◆ **WHAT THE EXERCISE ASKS**
Write out every line of the material as it stands, apart from the pictures.

◆ **DATA**
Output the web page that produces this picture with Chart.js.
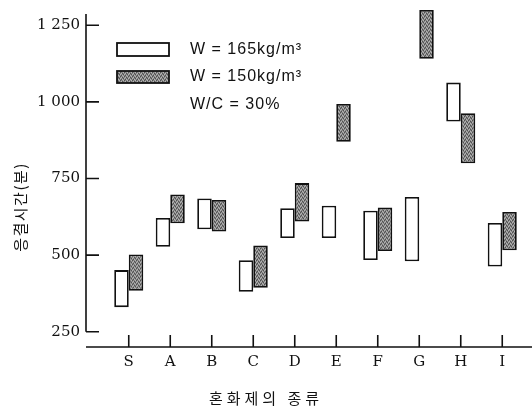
<!DOCTYPE html>
<html>
<head>
<meta charset="utf-8">
<script src="https://cdn.jsdelivr.net/npm/chart.js@4.4.0/dist/chart.umd.min.js"></script>
<style>
html, body { margin: 0; padding: 0; background: #fff; }
#chart { display: block; }
</style>
</head>
<body>
<canvas id="chart" width="532" height="406"></canvas>
<script>
// 혼화제 종류별 응결시간(분): 막대 하나 = [하한, 상한]
const categories = ['S', 'A', 'B', 'C', 'D', 'E', 'F', 'G', 'H', 'I'];
const w165Low  = [330, 527, 584, 380, 556, 556, 484, 480, 936, 463];
const w165High = [451, 621, 685, 483, 653, 661, 645, 690, 1063, 605];
const w150Low  = [384, 604, 577, 393, 610, 870, 513, 1141, 800, 516];
const w150High = [502, 698, 680, 531, 735, 993, 655, 1300, 963, 641];
const yTicks = [250, 500, 750, 1000, 1250];
const yTickLabels = ['250', '500', '750', '1 000', '1 250'];
const legendLabels = ['W = 165kg/m³', 'W = 150kg/m³'];
const noteLabel = 'W/C = 30%';
const xTitle = '혼화제의 종류';
const yTitle = '응결시간(분)';

function makeSpeckle() {
    const c = document.createElement('canvas');
    c.width = 4;
    c.height = 4;
    const g = c.getContext('2d');
    g.fillStyle = '#858585';
    g.fillRect(0, 0, 4, 4);
    g.fillStyle = '#505050';
    [[0, 0], [2, 1], [1, 3], [3, 2]].forEach(p => g.fillRect(p[0], p[1], 1, 1));
    g.fillStyle = '#b5b5b5';
    [[1, 1], [3, 0], [0, 2], [2, 3]].forEach(p => g.fillRect(p[0], p[1], 1, 1));
    return g.createPattern(c, 'repeat');
}

const grayFill = makeSpeckle();

const paperAxes = {
    id: 'paperAxes',
    afterDraw(chart) {
        const { ctx, chartArea, scales } = chart;
        const x = scales.x;
        const y = scales.y;
        const axisX = chartArea.left - 22;
        const axisY = chartArea.bottom;

        ctx.save();
        ctx.strokeStyle = '#111';
        ctx.lineWidth = 1.6;
        ctx.beginPath();
        ctx.moveTo(axisX, 14);
        ctx.lineTo(axisX, y.getPixelForValue(250));
        yTicks.forEach(v => {
            const py = y.getPixelForValue(v);
            ctx.moveTo(axisX, py);
            ctx.lineTo(axisX + 13, py);
        });
        ctx.moveTo(axisX, axisY);
        ctx.lineTo(chart.width, axisY);
        categories.forEach((c, i) => {
            const px = x.getPixelForValue(i);
            ctx.moveTo(px, axisY);
            ctx.lineTo(px, axisY - 12);
        });
        ctx.stroke();

        // legend
        ctx.lineWidth = 1.8;
        ctx.fillStyle = '#fff';
        ctx.fillRect(117, 43, 52, 13);
        ctx.strokeRect(117, 43, 52, 13);
        ctx.fillStyle = grayFill;
        ctx.fillRect(117, 71, 52, 12);
        ctx.strokeRect(117, 71, 52, 12);

        ctx.fillStyle = '#111';
        ctx.font = '16px "Liberation Sans"';
        ctx.textBaseline = 'middle';
        ctx.textAlign = 'left';
        ctx.letterSpacing = '1px';
        ctx.fillText(legendLabels[0], 190, 50);
        ctx.fillText(legendLabels[1], 190, 77);
        ctx.fillText(noteLabel, 190, 105);

        // axis titles
        ctx.font = '15px "Noto Sans CJK KR"';
        ctx.textAlign = 'center';
        ctx.letterSpacing = '4px';
        ctx.fillText(xTitle, 266, 398);
        ctx.letterSpacing = '1.5px';
        ctx.translate(20, 207);
        ctx.rotate(-Math.PI / 2);
        ctx.fillText(yTitle, 0, 0);
        ctx.restore();
    }
};

new Chart(document.getElementById('chart'), {
    type: 'bar',
    data: {
        labels: categories,
        datasets: [{
            label: legendLabels[0],
            data: categories.map((c, i) => [w165Low[i], w165High[i]]),
            backgroundColor: '#fff',
            borderColor: '#111',
            borderWidth: 1.8,
            borderSkipped: false
        }, {
            label: legendLabels[1],
            data: categories.map((c, i) => [w150Low[i], w150High[i]]),
            backgroundColor: grayFill,
            borderColor: '#111',
            borderWidth: 1.8,
            borderSkipped: false
        }]
    },
    options: {
        responsive: false,
        animation: false,
        categoryPercentage: 0.7,
        barPercentage: 1,
        layout: { padding: { top: 10, right: 9, bottom: 0, left: 0 } },
        plugins: {
            legend: { display: false },
            tooltip: { enabled: false }
        },
        scales: {
            x: {
                grid: { display: false, drawTicks: false },
                border: { display: false },
                ticks: {
                    color: '#111',
                    font: { family: 'DejaVu Serif', size: 15 },
                    padding: 6,
                    maxRotation: 0
                },
                afterFit: s => {
                    s.height = 59;
                    s.paddingLeft = 0;
                    s.paddingRight = 0;
                }
            },
            y: {
                min: 200,
                max: 1300,
                grid: { display: false, drawTicks: false },
                border: { display: false },
                afterBuildTicks: s => { s.ticks = yTicks.map(v => ({ value: v })); },
                ticks: {
                    color: '#111',
                    font: { family: 'DejaVu Serif', size: 15 },
                    padding: 28,
                    callback: (v, i) => yTickLabels[i]
                },
                afterFit: s => {
                    s.width = 108;
                    s.paddingTop = 0;
                    s.paddingBottom = 0;
                }
            }
        }
    },
    plugins: [paperAxes]
});
</script>
</body>
</html>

◆ **COMPLETED EXERCISE**
Output the web page that produces this picture with Chart.js.
<!DOCTYPE html>
<html>
<head>
<meta charset="utf-8">
<script src="https://cdn.jsdelivr.net/npm/chart.js@4.4.0/dist/chart.umd.min.js"></script>
<style>
html, body { margin: 0; padding: 0; background: #fff; }
#chart { display: block; }
</style>
</head>
<body>
<canvas id="chart" width="532" height="406"></canvas>
<script>
// 혼화제 종류별 응결시간(분): 막대 하나 = [하한, 상한]
const categories = ['S', 'A', 'B', 'C', 'D', 'E', 'F', 'G', 'H', 'I'];
const w165Low  = [330, 527, 584, 380, 556, 556, 484, 480, 936, 463];
const w165High = [451, 621, 685, 483, 653, 661, 645, 690, 1063, 605];
const w150Low  = [384, 604, 577, 393, 610, 870, 513, 1141, 800, 516];
const w150High = [502, 698, 680, 531, 735, 993, 655, 1300, 963, 641];
const yTicks = [250, 500, 750, 1000, 1250];
const yTickLabels = ['250', '500', '750', '1 000', '1 250'];
const legendLabels = ['W = 165kg/m³', 'W = 150kg/m³'];
const noteLabel = 'W/C = 30%';
const xTitle = '혼화제의 종류';
const yTitle = '응결시간(분)';

function makeSpeckle() {
    const c = document.createElement('canvas');
    c.width = 4;
    c.height = 4;
    const g = c.getContext('2d');
    g.fillStyle = '#858585';
    g.fillRect(0, 0, 4, 4);
    g.fillStyle = '#505050';
    [[0, 0], [2, 1], [1, 3], [3, 2]].forEach(p => g.fillRect(p[0], p[1], 1, 1));
    g.fillStyle = '#b5b5b5';
    [[1, 1], [3, 0], [0, 2], [2, 3]].forEach(p => g.fillRect(p[0], p[1], 1, 1));
    return g.createPattern(c, 'repeat');
}

const grayFill = makeSpeckle();

const paperAxes = {
    id: 'paperAxes',
    afterDraw(chart) {
        const { ctx, chartArea, scales } = chart;
        const x = scales.x;
        const y = scales.y;
        const axisX = chartArea.left - 22;
        const axisY = chartArea.bottom;

        ctx.save();
        ctx.strokeStyle = '#111';
        ctx.lineWidth = 1.6;
        ctx.beginPath();
        ctx.moveTo(axisX, 14);
        ctx.lineTo(axisX, y.getPixelForValue(250));
        yTicks.forEach(v => {
            const py = y.getPixelForValue(v);
            ctx.moveTo(axisX, py);
            ctx.lineTo(axisX + 13, py);
        });
        ctx.moveTo(axisX, axisY);
        ctx.lineTo(chart.width, axisY);
        categories.forEach((c, i) => {
            const px = x.getPixelForValue(i);
            ctx.moveTo(px, axisY);
            ctx.lineTo(px, axisY - 12);
        });
        ctx.stroke();

        // legend
        ctx.lineWidth = 1.8;
        ctx.fillStyle = '#fff';
        ctx.fillRect(117, 43, 52, 13);
        ctx.strokeRect(117, 43, 52, 13);
        ctx.fillStyle = grayFill;
        ctx.fillRect(117, 71, 52, 12);
        ctx.strokeRect(117, 71, 52, 12);

        ctx.fillStyle = '#111';
        ctx.font = '16px "Liberation Sans"';
        ctx.textBaseline = 'middle';
        ctx.textAlign = 'left';
        ctx.letterSpacing = '1px';
        ctx.fillText(legendLabels[0], 190, 50);
        ctx.fillText(legendLabels[1], 190, 77);
        ctx.fillText(noteLabel, 190, 105);

        // axis titles
        ctx.font = '15px "Noto Sans CJK KR"';
        ctx.textAlign = 'center';
        ctx.letterSpacing = '4px';
        ctx.fillText(xTitle, 266, 398);
        ctx.letterSpacing = '1.5px';
        ctx.translate(20, 207);
        ctx.rotate(-Math.PI / 2);
        ctx.fillText(yTitle, 0, 0);
        ctx.restore();
    }
};

new Chart(document.getElementById('chart'), {
    type: 'bar',
    data: {
        labels: categories,
        datasets: [{
            label: legendLabels[0],
            data: categories.map((c, i) => [w165Low[i], w165High[i]]),
            backgroundColor: '#fff',
            borderColor: '#111',
            borderWidth: 1.8,
            borderSkipped: false
        }, {
            label: legendLabels[1],
            data: categories.map((c, i) => [w150Low[i], w150High[i]]),
            backgroundColor: grayFill,
            borderColor: '#111',
            borderWidth: 1.8,
            borderSkipped: false
        }]
    },
    options: {
        responsive: false,
        animation: false,
        categoryPercentage: 0.7,
        barPercentage: 1,
        layout: { padding: { top: 10, right: 9, bottom: 0, left: 0 } },
        plugins: {
            legend: { display: false },
            tooltip: { enabled: false }
        },
        scales: {
            x: {
                grid: { display: false, drawTicks: false },
                border: { display: false },
                ticks: {
                    color: '#111',
                    font: { family: 'DejaVu Serif', size: 15 },
                    padding: 6,
                    maxRotation: 0
                },
                afterFit: s => {
                    s.height = 59;
                    s.paddingLeft = 0;
                    s.paddingRight = 0;
                }
            },
            y: {
                min: 200,
                max: 1300,
                grid: { display: false, drawTicks: false },
                border: { display: false },
                afterBuildTicks: s => { s.ticks = yTicks.map(v => ({ value: v })); },
                ticks: {
                    color: '#111',
                    font: { family: 'DejaVu Serif', size: 15 },
                    padding: 28,
                    callback: (v, i) => yTickLabels[i]
                },
                afterFit: s => {
                    s.width = 108;
                    s.paddingTop = 0;
                    s.paddingBottom = 0;
                }
            }
        }
    },
    plugins: [paperAxes]
});
</script>
</body>
</html>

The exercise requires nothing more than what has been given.